On the down side, the Ethics Commission determined that Carden could have faced prosecution for improperly taking $61,000 in bonuses from the Parks Foundation. But the commission permitted Carden and Krug, who took $37,000 in bonuses, to return half of the payments and prevent the matter from being turned over to a prosecutor.
The commission said Carden and Krug rescued the Foundation's failing fundraising efforts and the Board rewarded them with annual bonuses they should not have taken. Both got a warning from the commission that "any future alleged violation of Ethics Law" would be "fully investigated and, if warranted by the facts, recommended to be prosecuted."
Cranley asked for an audit into the Park Board's spending of private Foundation money after WCPO raised questions about an expense report filed by Krug in April 2014. The request was for more than $27,000. WCPO asked Carden for more information, but he said he was unavailable to address it.

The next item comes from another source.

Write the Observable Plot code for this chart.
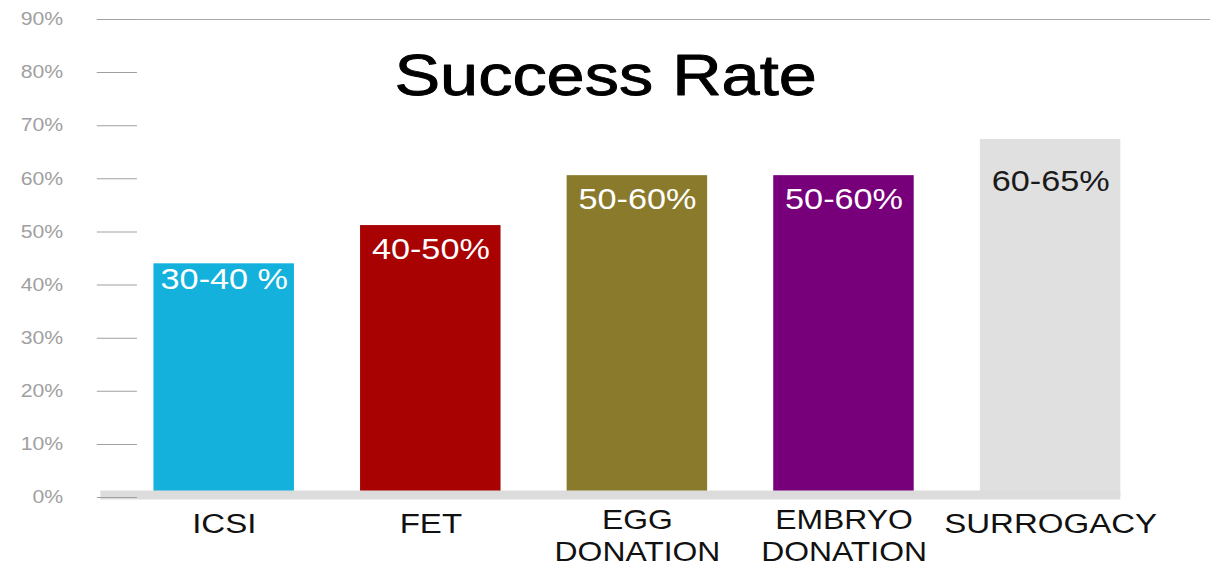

The audit found several major problems in how the public Park Board and Parks Department deal with the private Parks Foundation, including significant gaps in oversight, a widespread lack of checks and balances and, in some cases. The auditors also said park attorneys limited what data they could review.
Last March, the city's budget and finance committee investigated and found that the Park Board did nothing "illegal or unethical" in its use of master service agreements to build parts of Smale Park. City Manager Harry Black had sharply criticized their use, going so far as to say city law was violated in the process.
In his retirement letter, Carden warned that the Park Board "must continue to find ways to enhance revenues to offset our growing – and concerning budgetary challenges."
Over the past five years, Carden said, the Park Board returned an annual average of 80 cents in cash-leveraged funds and services for every taxpayer dollar it received.
But he added: "Innovation alone cannot carry the day in the face of $55+ million dollars in capital maintenance needs. This is an urgent need that must be addressed by the City if our aging infrastructure is to survive."
The search for Carden's replacement is on the agenda for Thursday's Park Board meeting.